— Supplied data —
begin

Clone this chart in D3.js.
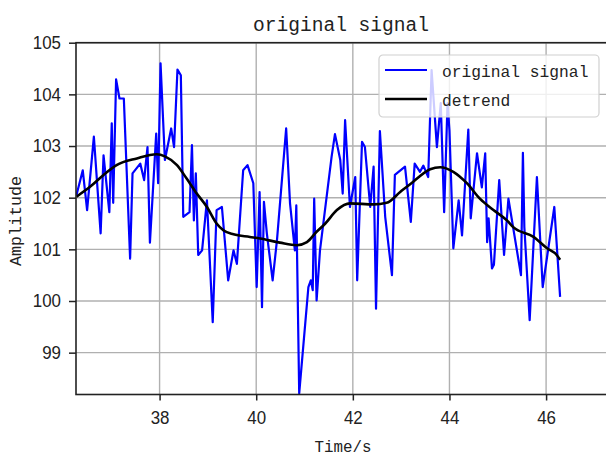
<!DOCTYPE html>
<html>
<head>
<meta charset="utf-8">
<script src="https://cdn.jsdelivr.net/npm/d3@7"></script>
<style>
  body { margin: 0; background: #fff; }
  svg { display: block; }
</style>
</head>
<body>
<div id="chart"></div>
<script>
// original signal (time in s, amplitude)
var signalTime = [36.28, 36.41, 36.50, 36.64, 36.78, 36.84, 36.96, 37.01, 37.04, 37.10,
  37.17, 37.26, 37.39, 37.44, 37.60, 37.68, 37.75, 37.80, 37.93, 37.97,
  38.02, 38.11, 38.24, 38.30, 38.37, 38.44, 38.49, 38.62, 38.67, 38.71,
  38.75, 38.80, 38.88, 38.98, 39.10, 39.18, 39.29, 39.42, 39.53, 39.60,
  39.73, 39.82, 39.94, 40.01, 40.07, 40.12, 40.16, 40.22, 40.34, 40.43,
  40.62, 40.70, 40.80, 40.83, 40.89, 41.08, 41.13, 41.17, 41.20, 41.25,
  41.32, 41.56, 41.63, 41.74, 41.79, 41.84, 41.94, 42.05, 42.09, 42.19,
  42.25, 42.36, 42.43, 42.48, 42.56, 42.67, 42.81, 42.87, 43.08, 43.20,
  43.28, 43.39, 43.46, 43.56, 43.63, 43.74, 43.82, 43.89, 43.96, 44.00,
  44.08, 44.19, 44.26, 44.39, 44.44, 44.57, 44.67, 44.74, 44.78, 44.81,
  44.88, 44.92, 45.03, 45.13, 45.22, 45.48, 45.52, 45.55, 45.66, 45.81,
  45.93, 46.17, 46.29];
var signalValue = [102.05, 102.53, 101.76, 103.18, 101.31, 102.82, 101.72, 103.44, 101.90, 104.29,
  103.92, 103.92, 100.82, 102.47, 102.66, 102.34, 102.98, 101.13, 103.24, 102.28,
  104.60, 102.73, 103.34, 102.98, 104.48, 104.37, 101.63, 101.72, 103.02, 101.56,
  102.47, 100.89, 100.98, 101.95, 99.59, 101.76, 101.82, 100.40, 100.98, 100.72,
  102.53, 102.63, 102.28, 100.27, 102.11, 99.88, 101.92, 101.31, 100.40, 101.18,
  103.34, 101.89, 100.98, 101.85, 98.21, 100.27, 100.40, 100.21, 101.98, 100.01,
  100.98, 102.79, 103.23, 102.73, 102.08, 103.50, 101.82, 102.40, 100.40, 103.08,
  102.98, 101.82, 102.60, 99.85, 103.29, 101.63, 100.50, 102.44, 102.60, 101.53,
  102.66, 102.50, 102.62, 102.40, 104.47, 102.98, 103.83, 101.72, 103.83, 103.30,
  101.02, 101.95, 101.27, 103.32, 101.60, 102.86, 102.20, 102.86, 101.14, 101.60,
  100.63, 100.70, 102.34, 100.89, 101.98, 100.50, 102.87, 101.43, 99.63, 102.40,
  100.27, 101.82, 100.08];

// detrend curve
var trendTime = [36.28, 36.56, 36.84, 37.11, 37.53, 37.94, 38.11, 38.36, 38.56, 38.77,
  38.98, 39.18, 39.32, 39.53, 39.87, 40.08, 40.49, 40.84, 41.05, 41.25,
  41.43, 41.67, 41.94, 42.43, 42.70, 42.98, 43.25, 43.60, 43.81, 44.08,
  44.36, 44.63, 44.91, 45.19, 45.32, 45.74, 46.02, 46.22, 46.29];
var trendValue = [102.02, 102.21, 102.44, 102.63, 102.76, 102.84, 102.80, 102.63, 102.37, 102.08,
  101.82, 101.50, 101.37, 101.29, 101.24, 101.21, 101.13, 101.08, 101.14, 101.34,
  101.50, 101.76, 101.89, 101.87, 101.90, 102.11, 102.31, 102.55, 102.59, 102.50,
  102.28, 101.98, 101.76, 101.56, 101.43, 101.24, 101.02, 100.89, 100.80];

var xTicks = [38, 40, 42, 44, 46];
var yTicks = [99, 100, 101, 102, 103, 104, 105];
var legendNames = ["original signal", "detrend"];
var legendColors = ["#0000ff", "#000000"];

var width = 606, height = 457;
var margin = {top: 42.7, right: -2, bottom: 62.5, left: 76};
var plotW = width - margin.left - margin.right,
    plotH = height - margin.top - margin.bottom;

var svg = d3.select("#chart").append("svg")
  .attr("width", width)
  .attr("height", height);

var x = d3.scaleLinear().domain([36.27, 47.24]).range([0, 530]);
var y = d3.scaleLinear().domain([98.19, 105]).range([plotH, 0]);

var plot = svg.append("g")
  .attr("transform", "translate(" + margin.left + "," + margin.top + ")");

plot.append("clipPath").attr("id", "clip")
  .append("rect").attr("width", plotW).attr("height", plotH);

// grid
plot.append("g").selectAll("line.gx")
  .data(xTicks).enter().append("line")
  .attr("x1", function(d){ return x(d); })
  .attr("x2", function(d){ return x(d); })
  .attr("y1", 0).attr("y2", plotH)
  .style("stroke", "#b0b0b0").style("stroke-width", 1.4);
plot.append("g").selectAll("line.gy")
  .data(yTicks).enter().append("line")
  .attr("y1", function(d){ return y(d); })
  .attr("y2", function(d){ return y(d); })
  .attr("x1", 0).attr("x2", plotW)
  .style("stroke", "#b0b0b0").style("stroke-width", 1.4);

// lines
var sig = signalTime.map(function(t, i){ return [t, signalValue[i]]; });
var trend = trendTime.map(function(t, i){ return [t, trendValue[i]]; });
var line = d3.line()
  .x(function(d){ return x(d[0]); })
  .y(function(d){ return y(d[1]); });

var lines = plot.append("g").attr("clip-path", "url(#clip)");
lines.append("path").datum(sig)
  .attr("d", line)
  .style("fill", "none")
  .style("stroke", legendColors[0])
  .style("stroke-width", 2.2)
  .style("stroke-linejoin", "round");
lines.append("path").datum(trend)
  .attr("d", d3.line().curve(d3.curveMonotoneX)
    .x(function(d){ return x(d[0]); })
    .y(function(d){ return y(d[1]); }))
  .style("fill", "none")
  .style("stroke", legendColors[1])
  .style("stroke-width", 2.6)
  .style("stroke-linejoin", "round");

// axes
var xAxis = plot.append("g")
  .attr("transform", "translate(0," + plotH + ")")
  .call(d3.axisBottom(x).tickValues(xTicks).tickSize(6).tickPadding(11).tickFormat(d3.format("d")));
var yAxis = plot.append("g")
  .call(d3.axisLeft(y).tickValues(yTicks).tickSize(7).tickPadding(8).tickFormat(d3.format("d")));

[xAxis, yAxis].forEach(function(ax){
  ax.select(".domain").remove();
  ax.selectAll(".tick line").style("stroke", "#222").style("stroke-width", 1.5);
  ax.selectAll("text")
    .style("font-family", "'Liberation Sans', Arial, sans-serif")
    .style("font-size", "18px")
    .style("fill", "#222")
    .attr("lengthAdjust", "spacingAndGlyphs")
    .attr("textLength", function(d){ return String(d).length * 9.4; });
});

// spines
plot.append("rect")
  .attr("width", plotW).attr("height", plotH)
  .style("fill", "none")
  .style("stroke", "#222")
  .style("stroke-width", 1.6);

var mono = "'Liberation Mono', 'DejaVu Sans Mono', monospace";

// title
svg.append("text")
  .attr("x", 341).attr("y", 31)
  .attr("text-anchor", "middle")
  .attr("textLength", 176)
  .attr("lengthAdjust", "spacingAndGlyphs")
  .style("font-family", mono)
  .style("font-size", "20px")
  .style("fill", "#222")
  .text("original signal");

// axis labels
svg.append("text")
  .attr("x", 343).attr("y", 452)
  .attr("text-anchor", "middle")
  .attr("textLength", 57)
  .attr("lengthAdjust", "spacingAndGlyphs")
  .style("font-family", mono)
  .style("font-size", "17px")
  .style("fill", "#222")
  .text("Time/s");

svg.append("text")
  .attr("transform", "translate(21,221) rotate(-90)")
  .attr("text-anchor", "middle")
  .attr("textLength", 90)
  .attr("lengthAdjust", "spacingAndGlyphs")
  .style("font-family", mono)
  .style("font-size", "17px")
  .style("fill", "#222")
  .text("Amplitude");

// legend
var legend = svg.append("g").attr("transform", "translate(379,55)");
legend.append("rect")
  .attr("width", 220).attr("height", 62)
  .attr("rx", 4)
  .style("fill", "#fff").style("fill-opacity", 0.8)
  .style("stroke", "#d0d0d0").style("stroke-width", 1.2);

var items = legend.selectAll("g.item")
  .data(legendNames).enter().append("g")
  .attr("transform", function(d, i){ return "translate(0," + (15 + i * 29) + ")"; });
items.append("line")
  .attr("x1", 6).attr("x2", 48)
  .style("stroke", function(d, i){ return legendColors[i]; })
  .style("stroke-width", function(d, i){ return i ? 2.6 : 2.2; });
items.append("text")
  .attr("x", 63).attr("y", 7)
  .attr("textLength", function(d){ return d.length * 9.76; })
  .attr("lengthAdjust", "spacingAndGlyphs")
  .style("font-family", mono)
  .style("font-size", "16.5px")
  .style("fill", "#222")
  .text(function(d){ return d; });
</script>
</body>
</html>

end

— Exercise prompt —
Look through the material above and pick out each line holding the word "chart".

— Answer for the task —
Clone this chart in D3.js.
<div id="chart"></div>
var svg = d3.select("#chart").append("svg")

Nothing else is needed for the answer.